Cost: O(|R| × log|S|).

Best for: Outer table is small. Inner table has an index on the join key.

Cost Estimation

Selectivity

Selectivity = fraction of rows satisfying a predicate.

σ_{age > 25}(Students):  selectivity ≈ (max_age - 25) / (max_age - min_age)
σ_{name = 'Alice'}(Students):  selectivity ≈ 1 / n_distinct(name)

Cardinality estimate = selectivity × total rows.

Statistics

The optimizer relies on statistics about the data:

  • Row count: Number of rows in each table.
  • Column statistics: Number of distinct values, min/max, null fraction.
  • Histograms: Distribution of values. Equi-width or equi-depth (most-common values + histogram for the rest).
  • Correlation: How closely physical order matches index order.
-- PostgreSQL: update statistics
ANALYZE users;

-- View statistics
SELECT * FROM pg_stats WHERE tablename = 'users';

Stale statistics → bad estimates → bad plans. Run ANALYZE after bulk operations.

Sampling

For large tables, statistics are computed from a random sample (not a full scan). PostgreSQL samples ~30,000 rows by default.

Materialized Views

Pre-computed query results stored as a table.

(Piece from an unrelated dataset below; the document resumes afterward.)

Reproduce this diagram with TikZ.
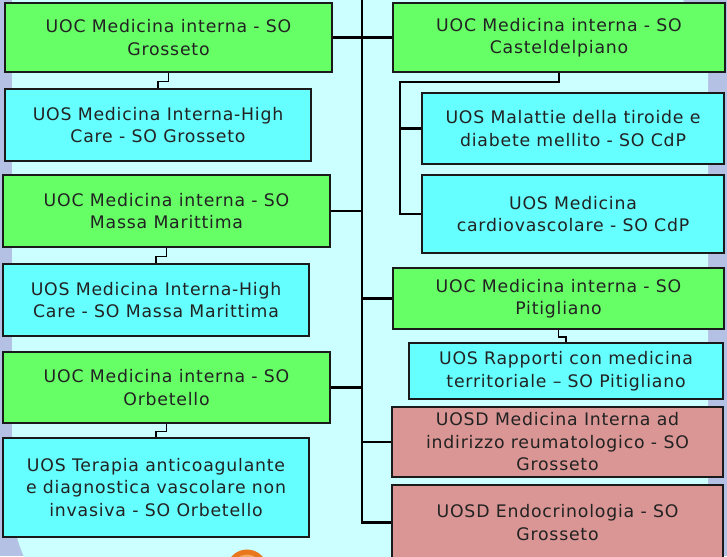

CREATE MATERIALIZED VIEW monthly_revenue AS
SELECT date_trunc('month', order_date) AS month, SUM(amount) AS revenue
FROM orders GROUP BY month;

-- Refresh when data changes
REFRESH MATERIALIZED VIEW monthly_revenue;
REFRESH MATERIALIZED VIEW CONCURRENTLY monthly_revenue; -- without locking reads

Trade-off: Fast reads (pre-computed) but stale data (until refreshed) and storage cost.

Query Plan Caching

Most databases cache prepared statement plans. Avoid re-parsing and re-optimizing for repeated queries.

PREPARE get_user(INT) AS SELECT * FROM users WHERE id = $1;
EXECUTE get_user(42);

Plan invalidation: Cached plans are invalidated when schema changes, statistics are updated, or the plan is deemed suboptimal for a new parameter value.

Parallel Query Execution

Modern databases parallelize query execution across multiple CPU cores.

                    Gather
                   /      \
            Partial Agg  Partial Agg
               |              |
          Seq Scan (part 1)  Seq Scan (part 2)

PostgreSQL: Parallel seq scan, parallel hash join, parallel sort, parallel aggregate. Controlled by max_parallel_workers_per_gather.

When parallel helps: Large scans, aggregations, hash joins. When it doesn't: small tables, index lookups, heavy locking.

Applications in CS

  • Performance tuning: EXPLAIN ANALYZE is the #1 tool. Understanding operator costs helps choose between index scan vs seq scan, hash join vs merge join.
  • Query writing: Knowing how the database executes queries helps write more efficient SQL (avoid correlated subqueries when possible, use EXISTS vs IN appropriately).
  • Schema design: Index selection and table structure should be guided by query patterns.
  • Database administration: Monitor slow queries, update statistics, tune parallel execution settings.